The 18-year police veteran testified that MacIsaac rushed at him while holding a metal table leg — and he said he worried about his own safety and that of one of the other witnesses. 

That weapon, however, has become a point of contention throughout the inquest. Some witnesses have testified that MacIsaac was gripping a 94-centimetre patio table leg when he faced Taylor, while others have said they're unsure he was still holding the piece of metal. 

A state of mental distress

Taylor told the jury that he would not normally have even responded to the call in the Ajax suburb, because it wasn't in his district. But he was at his station when he heard a 911 call about a man fleeing into the street after assaulting two women and decided to respond. 

It's unclear, however, if MacIsaac's mental state was made clear over the police radio.

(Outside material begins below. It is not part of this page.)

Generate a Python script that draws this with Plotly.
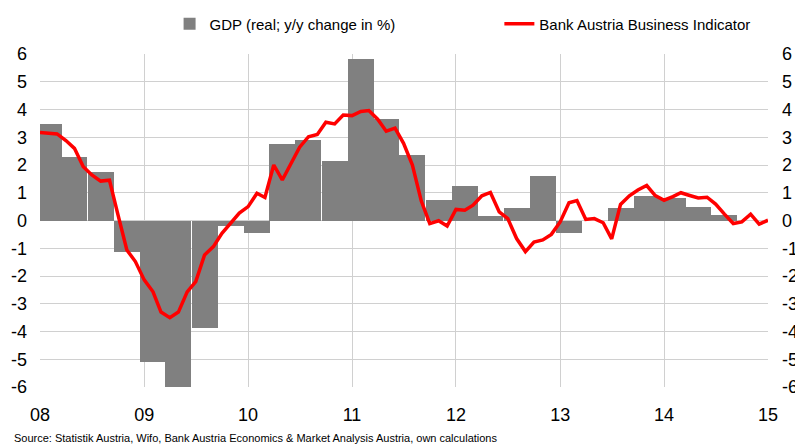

Taylor testified that there was a technical issue with some of his radio equipment and he didn't receive every dispatch, but he said that when he saw MacIsaac it was obvious that he was in distress. 

Both MacIsaac's wife and his sister have said that MacIsaac had epilepsy and would suffer bouts of profound confusion.

Michael MacIsaac's wedding photo

Michael and Marianne MacIsaac on their wedding day. (Supplied by MacIsaac family)

Although Taylor did not have a police partner, there were two other officers at the scene. Taylor testified that he only spotted MacIsaac after several minutes, when he spoke with a man in a pick-up truck who had been following him. 

That's when Taylor says he saw a "flash of movement" behind the cruiser and a man holding a piece of bent metal. 

Taylor testified that MacIsaac was holding a metal rod "like a baseball bat" and said, "Come on, come on."

Within seconds, Taylor shot him. 

Use of force

The intervening seconds became the focal point of questioning for both the coroner's counsel and the lawyer representing the MacIsaac family. They asked whether the veteran officer warned the man that he planned to shoot, how loudly he issued the warning and whether he considered any other ways to de-escalate the situation.

Taylor testified that he and another officer told MacIsaac not to move, but instead of doing so the man tried to close the four-metre gap between them.

When asked what he was thinking in that moment, Taylor replied: "I'm going to have a metal bar driven through my head. If he moves, I'm going to have that driven right through my head, and if I shoot, don't miss."

He shot MacIsaac twice, saying that "there was no effect" the first time.

Joanne MacIsaac Michael MacIsaac sister

Joanne MacIsaac, Michael's sister, said her family will continue to push for more information about what happened. (Martin Trainor/CBC)

MacIsaac's sister, Joanne, told reporters outside the court that she still questions Taylor's version of events.

She said she especially doesn't understand why he felt the need to fire a second round at her brother — or why he got out of his car.

"You have ripped our family apart," she said. "Not only by the loss of Michael, but by the fact that we are in a position that we had to spend so much time fighting to get the truth."

The family has said they had limited access to information from the SIU investigation into MacIsaac's death.

Taylor will continue his testimony Friday morning.